[Records with drawing code]
- - - -

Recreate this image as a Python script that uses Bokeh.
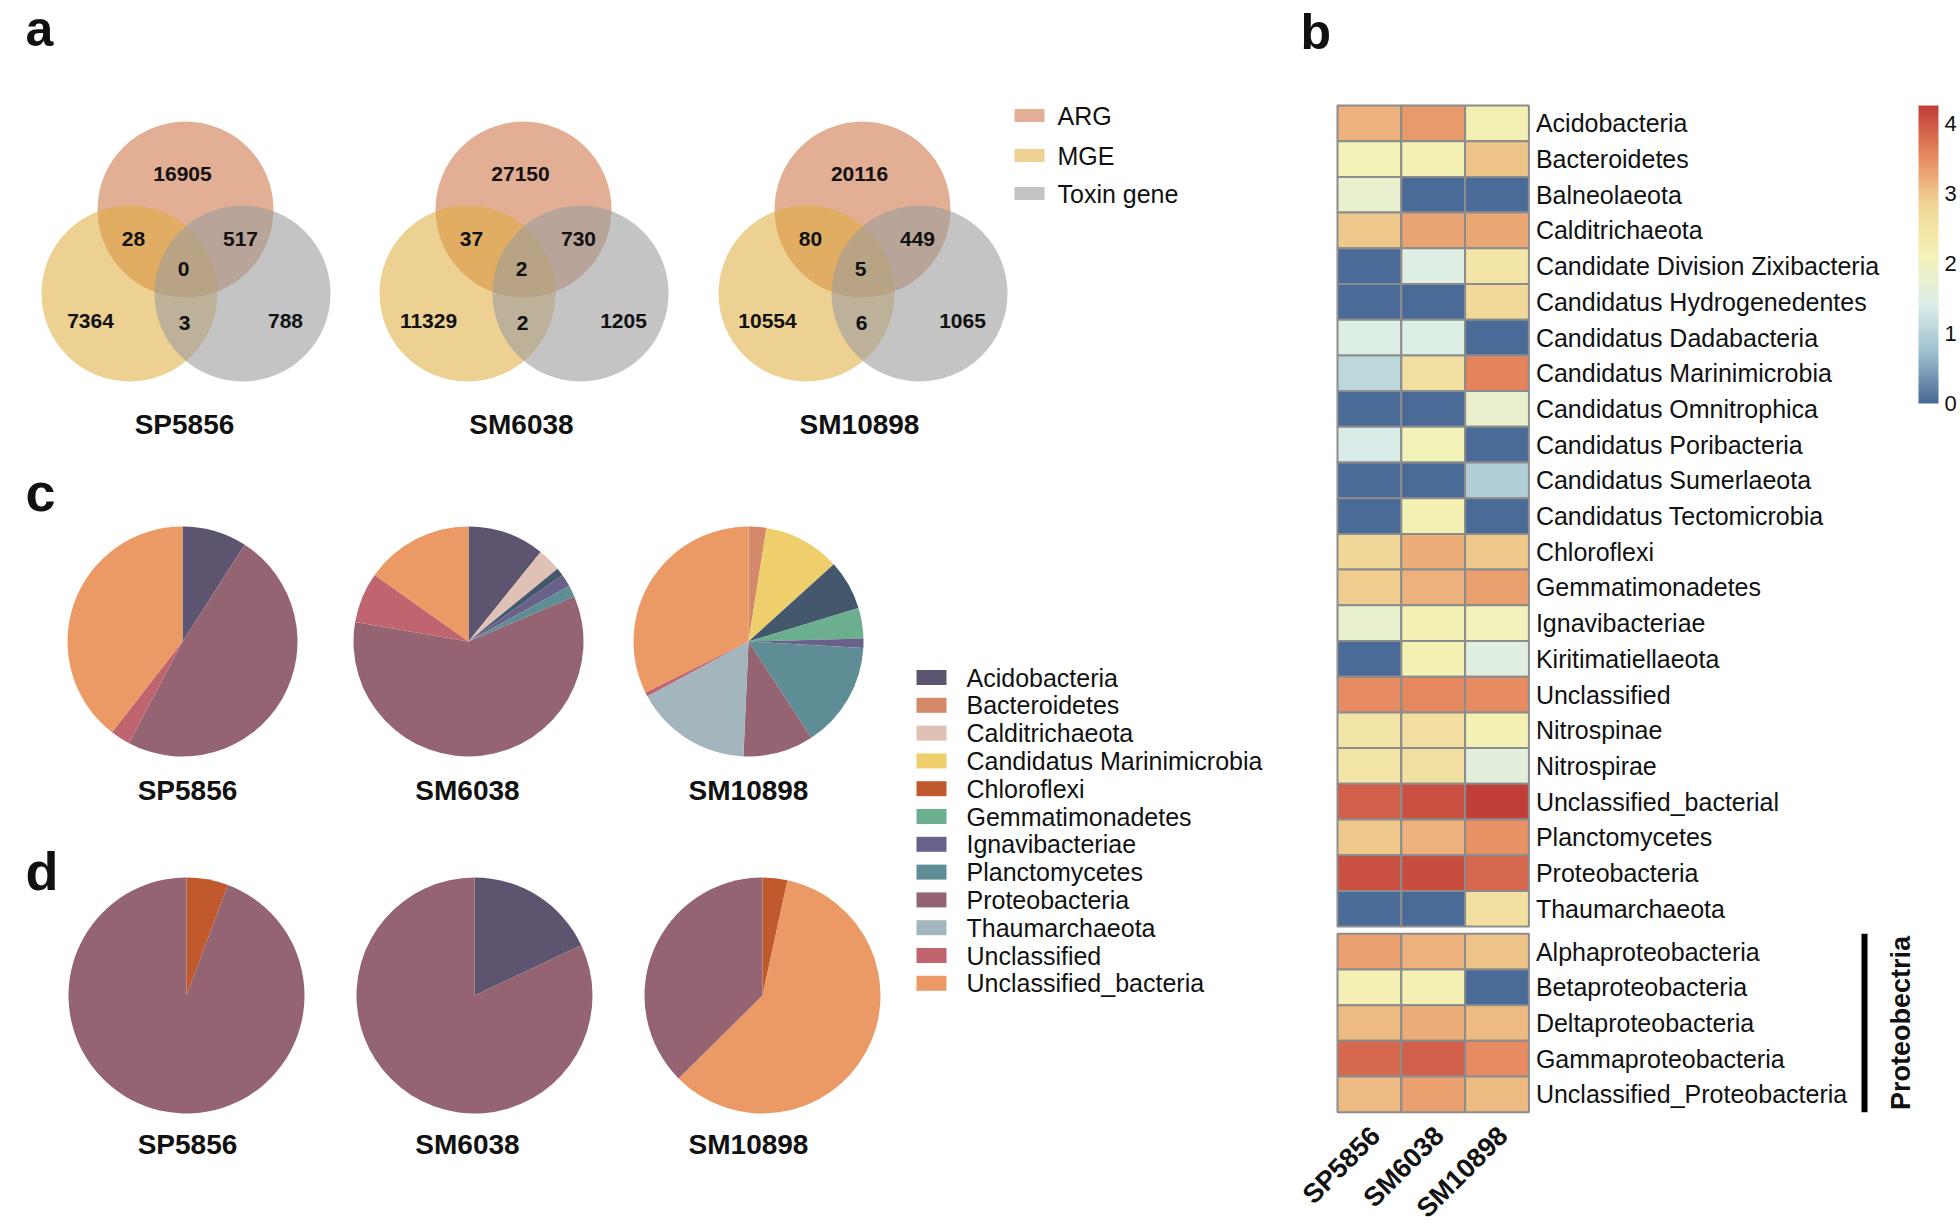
import math
from bokeh.plotting import figure
from bokeh.layouts import row
from bokeh.models import Range1d, LinearColorMapper, ColorBar, FixedTicker, ColumnDataSource
from bokeh.core.properties import value
from bokeh.embed import file_html
from bokeh.resources import INLINE

FONT = "Liberation Sans"

# ------------------------------------------------------------------ data
samples = ["SP5856", "SM6038", "SM10898"]

# Venn counts: ARG only, ARG&MGE, ARG&Toxin, all three, MGE only, MGE&Toxin, Toxin only
venn_regions = ["ARG", "ARG&MGE", "ARG&Toxin", "ARG&MGE&Toxin", "MGE", "MGE&Toxin", "Toxin"]
venn_SP5856 = [16905, 28, 517, 0, 7364, 3, 788]
venn_SM6038 = [27150, 37, 730, 2, 11329, 2, 1205]
venn_SM10898 = [20116, 80, 449, 5, 10554, 6, 1065]
gene_sets = ["ARG", "MGE", "Toxin gene"]

legend_taxa = ["Acidobacteria", "Bacteroidetes", "Calditrichaeota", "Candidatus Marinimicrobia",
               "Chloroflexi", "Gemmatimonadetes", "Ignavibacteriae", "Planctomycetes",
               "Proteobacteria", "Thaumarchaeota", "Unclassified", "Unclassified_bacteria"]

# panel c (percent, clockwise from 12 o'clock)
c_SP5856_taxa = ["Acidobacteria", "Proteobacteria", "Unclassified", "Unclassified_bacteria"]
c_SP5856_pct = [9.1, 48.6, 2.8, 39.5]
c_SM6038_taxa = ["Acidobacteria", "Calditrichaeota", "Other", "Ignavibacteriae", "Planctomycetes",
                 "Proteobacteria", "Unclassified", "Unclassified_bacteria"]
c_SM6038_pct = [10.8, 3.3, 1.1, 1.8, 1.6, 59.1, 7.1, 15.2]
c_SM10898_taxa = ["Bacteroidetes", "Candidatus Marinimicrobia", "Other", "Gemmatimonadetes",
                  "Ignavibacteriae", "Planctomycetes", "Proteobacteria", "Thaumarchaeota",
                  "Unclassified", "Unclassified_bacteria"]
c_SM10898_pct = [2.5, 10.8, 7.0, 4.3, 1.3, 14.9, 9.9, 16.4, 0.6, 32.3]

# panel d
d_SP5856_taxa = ["Chloroflexi", "Proteobacteria"]
d_SP5856_pct = [5.7, 94.3]
d_SM6038_taxa = ["Acidobacteria", "Proteobacteria"]
d_SM6038_pct = [18.0, 82.0]
d_SM10898_taxa = ["Chloroflexi", "Unclassified_bacteria", "Proteobacteria"]
d_SM10898_pct = [3.4, 59.2, 37.4]

# panel b heatmap
heat_taxa = ["Acidobacteria", "Bacteroidetes", "Balneolaeota", "Calditrichaeota",
             "Candidate Division Zixibacteria", "Candidatus Hydrogenedentes",
             "Candidatus Dadabacteria", "Candidatus Marinimicrobia", "Candidatus Omnitrophica",
             "Candidatus Poribacteria", "Candidatus Sumerlaeota", "Candidatus Tectomicrobia",
             "Chloroflexi", "Gemmatimonadetes", "Ignavibacteriae", "Kiritimatiellaeota",
             "Unclassified", "Nitrospinae", "Nitrospirae", "Unclassified_bacterial",
             "Planctomycetes", "Proteobacteria", "Thaumarchaeota"]
heat_proteo = ["Alphaproteobacteria", "Betaproteobacteria", "Deltaproteobacteria",
               "Gammaproteobacteria", "Unclassified_Proteobacteria"]
heat_SP5856 = [3.15, 2.1, 1.8, 2.95, 0, 0, 1.45, 1.1, 0, 1.4, 0, 0, 2.8, 2.9, 1.8, 0,
               3.5, 2.5, 2.5, 3.95, 2.95, 4.05, 0,
               3.35, 2.2, 3.1, 3.85, 3.1]
heat_SM6038 = [3.4, 2.15, 0, 3.3, 1.5, 0, 1.45, 2.55, 0, 2.1, 0, 2.15, 3.2, 3.15, 2.15, 2.15,
               3.55, 2.6, 2.55, 4.05, 3.15, 4.12, 0,
               3.15, 2.2, 3.2, 3.95, 3.35]
heat_SM10898 = [2.2, 3.0, 0, 3.25, 2.45, 2.75, 0, 3.6, 1.8, 0, 0.95, 0, 2.95, 3.35, 2.05, 1.55,
                3.5, 2.15, 1.6, 4.23, 3.45, 3.85, 2.55,
                3.0, 0, 3.1, 3.5, 3.1]
cbar_ticks = [0, 1, 2, 3, 4]

# ------------------------------------------------------------------ styles
taxa_colors = {
    "Acidobacteria": "#5D5470", "Bacteroidetes": "#D4896A", "Calditrichaeota": "#DFC1B5",
    "Candidatus Marinimicrobia": "#EFCF6C", "Chloroflexi": "#C05A2D",
    "Gemmatimonadetes": "#6CAF8F", "Ignavibacteriae": "#696189", "Planctomycetes": "#5E8D95",
    "Proteobacteria": "#956473", "Thaumarchaeota": "#A3B6BE", "Unclassified": "#C06570",
    "Unclassified_bacteria": "#EB9A65", "Other": "#43576D",
}
set_colors = ["#CA6D3E", "#DEAB3B", "#9D9D9D"]
set_alpha = [0.55, 0.55, 0.6]

anchors = ["#4A6A97", "#9DC0CF", "#DCEEE8", "#F4F2B6", "#F1D696", "#E78A60", "#C13F38"]


def _rgb(hx_):
    return tuple(int(hx_[i:i + 2], 16) for i in (1, 3, 5))


def ramp(cols, n):
    rgbs = [_rgb(c) for c in cols]
    out = []
    for k in range(n):
        t = k / (n - 1) * (len(rgbs) - 1)
        i = min(int(t), len(rgbs) - 2)
        f = t - i
        a, b = rgbs[i], rgbs[i + 1]
        out.append("#%02x%02x%02x" % tuple(round(a[m] + (b[m] - a[m]) * f) for m in range(3)))
    return out


PALETTE = ramp(anchors, 100)

# ------------------------------------------------------------------ left figure (panels a, c, d)
LW, LH = 1298, 1226
p = figure(width=LW, height=LH, x_range=Range1d(0, LW), y_range=Range1d(LH, 0),
           output_backend="svg", toolbar_location=None, x_axis_location=None,
           y_axis_location=None, min_border=0, outline_line_color=None)
p.grid.visible = False


def txt(fig, x, y, t, size, bold=False, align="center", baseline="middle", angle=0.0,
        x_offset=0, y_offset=0):
    fig.text(x=x, y=y, text=t, text_font=value(FONT), text_font_size=value(f"{size}px"),
             text_font_style="bold" if bold else "normal", text_align=align,
             text_baseline=baseline, text_color="#111111", angle=angle,
             x_offset=x_offset, y_offset=y_offset)


# panel letters
txt(p, [25], [28], ["a"], 50, bold=True, align="left", baseline="alphabetic")
txt(p, [25, 25], [491, 870], ["c", "d"], 54, bold=True, align="left", baseline="alphabetic")

# ---- Venn diagrams
venn_x = [185, 523, 862]
VR = 88
set_dx = [0, -56, 57]
set_dy = [209, 293, 293]
region_off = [(-3, -36), (-52, 29), (55, 29), (-2, 59), (-95, 111), (-1, 113), (100, 111)]
venn_counts = [venn_SP5856, venn_SM6038, venn_SM10898]
venn_label_x = [184, 521, 859]
for vx, lx, counts, name in zip(venn_x, venn_label_x, venn_counts, samples):
    for k in range(3):
        p.circle(x=[vx + set_dx[k]], y=[set_dy[k]], radius=VR, fill_color=set_colors[k],
                 fill_alpha=set_alpha[k], line_color=None)
    txt(p, [vx + o[0] for o in region_off], [209 + o[1] for o in region_off],
        [str(c) for c in counts], 21, bold=True)
    txt(p, [lx], [424], [name], 28, bold=True)

# Venn legend
leg_y = [115, 155, 193]
for k in range(3):
    p.rect(x=[1029], y=[leg_y[k]], width=30, height=13, fill_color=set_colors[k],
           fill_alpha=set_alpha[k], line_color=None)
txt(p, [1057] * 3, leg_y, gene_sets, 25, align="left")


# ---- Pies
def pie(cx, cy, r, taxa, pct):
    tot = sum(pct)
    cum = 0.0
    starts, ends, cols = [], [], []
    for t, v in zip(taxa, pct):
        a0 = cum / tot
        cum += v
        a1 = cum / tot
        starts.append(math.pi / 2 - 2 * math.pi * a1)
        ends.append(math.pi / 2 - 2 * math.pi * a0)
        cols.append(taxa_colors[t])
    p.wedge(x=[cx] * len(taxa), y=[cy] * len(taxa), radius=r, start_angle=starts,
            end_angle=ends, fill_color=cols, line_color=None)


c_sets = [(c_SP5856_taxa, c_SP5856_pct), (c_SM6038_taxa, c_SM6038_pct),
          (c_SM10898_taxa, c_SM10898_pct)]
d_sets = [(d_SP5856_taxa, d_SP5856_pct), (d_SM6038_taxa, d_SM6038_pct),
          (d_SM10898_taxa, d_SM10898_pct)]
c_x = [182, 468, 748]
d_x = [186, 474, 762]
pie_label_x = [187, 467, 748]
for cx, (t, v) in zip(c_x, c_sets):
    pie(cx, 641, 115, t, v)
for cx, (t, v) in zip(d_x, d_sets):
    pie(cx, 995, 118, t, v)
txt(p, pie_label_x, [790] * 3, samples, 28, bold=True)
txt(p, pie_label_x, [1144] * 3, samples, 28, bold=True)

# taxa legend
ly = [677 + 27.8 * i for i in range(len(legend_taxa))]
p.rect(x=[931] * len(legend_taxa), y=ly, width=30, height=15,
       fill_color=[taxa_colors[t] for t in legend_taxa], line_color=None)
txt(p, [966] * len(legend_taxa), ly, legend_taxa, 25, align="left")

# ------------------------------------------------------------------ heatmap figure (panel b)
HX0, HW, HH = LW, 1960 - LW, LH
GX0, CW, GY0, RH, GAP = 1337, 63.8, 105, 35.7, 0.2


def hx(px):
    return (px - GX0) / CW


def hy(py):
    return (py - GY0) / RH


h = figure(width=HW, height=HH, x_range=Range1d(hx(HX0), hx(HX0 + HW)),
           y_range=Range1d(hy(HH), hy(0)), output_backend="svg", toolbar_location=None,
           x_axis_location=None, y_axis_location=None, min_border=0, outline_line_color=None)
h.grid.visible = False

mapper = LinearColorMapper(palette=PALETTE, low=0, high=4.25)
rows_all = heat_taxa + heat_proteo
row_y = [i + 0.5 for i in range(len(heat_taxa))] + \
        [len(heat_taxa) + GAP + j + 0.5 for j in range(len(heat_proteo))]
cols_data = [heat_SP5856, heat_SM6038, heat_SM10898]
xs, ys, vs = [], [], []
for ci, vals in enumerate(cols_data):
    for yy, v in zip(row_y, vals):
        xs.append(ci + 0.5)
        ys.append(yy)
        vs.append(v)
src = ColumnDataSource(dict(x=xs, y=ys, v=vs))
h.rect(x="x", y="y", width=1, height=1, fill_color={"field": "v", "transform": mapper},
       line_color="#8C8C8C", line_width=2, source=src)

# row labels
txt(h, [3] * len(rows_all), row_y, rows_all, 25, align="left", x_offset=7)

# column labels (rotated)
n_main = len(heat_taxa)
txt(h, [i + 0.5 for i in range(3)], [n_main + GAP + len(heat_proteo)] * 3, samples, 27,
    bold=True, align="right", angle=math.pi / 4, x_offset=6, y_offset=19)

# Proteobacteria bracket
h.segment(x0=[hx(1864)], y0=[n_main + GAP], x1=[hx(1864)], y1=[n_main + GAP + len(heat_proteo)],
          line_color="black", line_width=6)
txt(h, [hx(1900)], [n_main + GAP + len(heat_proteo) / 2], ["Proteobectria"], 27, bold=True,
    angle=math.pi / 2)

# panel letter b
txt(h, [hx(1300)], [hy(31)], ["b"], 50, bold=True, align="left", baseline="alphabetic")

cb_x = 1918 - HX0
cb_y = HH - 403
cb = ColorBar(color_mapper=mapper, location=(cb_x, cb_y), width=20, height=298, padding=0,
              margin=0, ticker=FixedTicker(ticks=cbar_ticks), major_tick_line_color=None,
              minor_tick_line_color=None, bar_line_color=None, border_line_color=None,
              background_fill_alpha=0, label_standoff=6,
              major_label_text_font=FONT, major_label_text_font_size="22px",
              major_label_text_color="#111111", scale_alpha=1.0)
h.add_layout(cb)

layout = row(p, h)
open("out.html", "w").write(file_html(layout, INLINE))
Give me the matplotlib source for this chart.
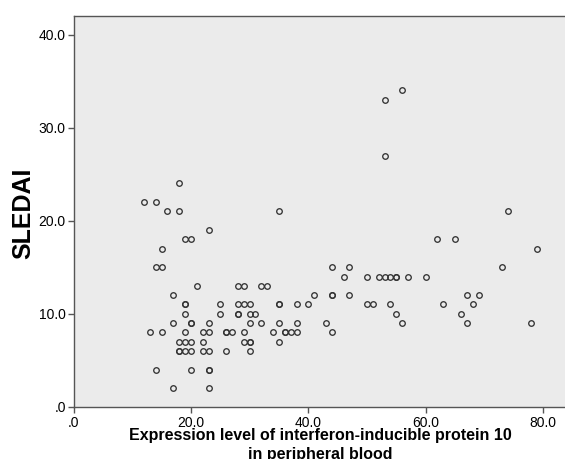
import matplotlib
matplotlib.use("Agg")
import matplotlib.pyplot as plt

# ---- data; repeated pairs = overlapping (bold) circles ----
ip10 = [
    18,
    12, 14,
    16, 18, 35, 74,
    23,
    19, 20, 62, 65,
    15, 79,
    14, 15, 44, 47, 73,
    46, 50, 52, 53, 54, 55, 55, 57, 60,
    21, 28, 29, 32, 33,
    17, 41, 44, 44, 47, 67, 69,
    19, 19, 25, 28, 29, 30, 35, 35, 38, 40, 50, 51, 54, 63, 68,
    19, 25, 28, 28, 30, 31, 55, 66,
    17, 20, 20, 23, 30, 32, 35, 38, 43, 56, 67, 78,
    13, 15, 19, 22, 23, 26, 26, 27, 29, 34, 36, 36, 37, 38, 44,
    18, 19, 20, 22, 29, 30, 30, 35,
    18, 18, 19, 20, 22, 23, 26, 30,
    14, 20, 23, 23,
    17, 23,
    53, 53, 56,
]
sledai = (
    [24] * 1 + [22] * 2 + [21] * 4 + [19] * 1 + [18] * 4 + [17] * 2 + [15] * 5
    + [14] * 9 + [13] * 5 + [12] * 7 + [11] * 15 + [10] * 8 + [9] * 12
    + [8] * 15 + [7] * 8 + [6] * 8 + [4] * 4 + [2] * 2 + [33, 27, 34]
)

x_ticks = [0, 20, 40, 60, 80]
x_labels = [".0", "20.0", "40.0", "60.0", "80.0"]
y_ticks = [0, 10, 20, 30, 40]
y_labels = [".0", "10.0", "20.0", "30.0", "40.0"]

plt.rcParams['font.family'] = ['Liberation Sans', 'DejaVu Sans']

fig = plt.figure(figsize=(5.65, 4.59), dpi=100)
ax = fig.add_axes([73.5 / 565, 1 - 406.7 / 459, 1 - 73.5 / 565, (406.7 - 15.7) / 459])
ax.set_facecolor('#EBEBEB')

ax.plot(ip10, sledai, linestyle='none', marker='o', markersize=4.0,
        markerfacecolor='none', markeredgecolor='#333333', markeredgewidth=0.95,
        clip_on=False)

ax.set_xlim(0, 491.5 / 5.87)
ax.set_ylim(0, 391.0 / 9.3)

ax.set_xticks(x_ticks)
ax.set_xticklabels(x_labels)
ax.set_yticks(y_ticks)
ax.set_yticklabels(y_labels)

for s in ['left', 'bottom', 'top']:
    ax.spines[s].set_color('#555555')
    ax.spines[s].set_linewidth(1.0)
ax.spines['right'].set_visible(False)

ax.tick_params(axis='both', direction='out', length=4, width=1.0, color='#555555',
               labelsize=10, labelcolor='#000000')
ax.tick_params(axis='y', pad=1.5)
ax.tick_params(axis='x', pad=2.5)

ax.set_ylabel('SLEDAI', fontsize=18, fontweight='bold', color='#000000')
ax.yaxis.set_label_coords(-0.102, 0.495)
ax.yaxis.label.set_va('center')

ax.set_xlabel('Expression level of interferon-inducible protein 10\nin peripheral blood',
              fontsize=11.5, fontweight='bold', color='#000000', linespacing=1.35)
ax.xaxis.set_label_coords(0.5015, -0.054)
ax.xaxis.label.set_va('top')

fig.savefig('out.png', dpi=100, facecolor='white')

- - - -

PROBLEM TO SOLVE:
Find the lines with the string "this" and reproduce them.

COMPLETED TASK:
Recreate this image as a Python script that uses Bokeh.
Give me the matplotlib source for this chart.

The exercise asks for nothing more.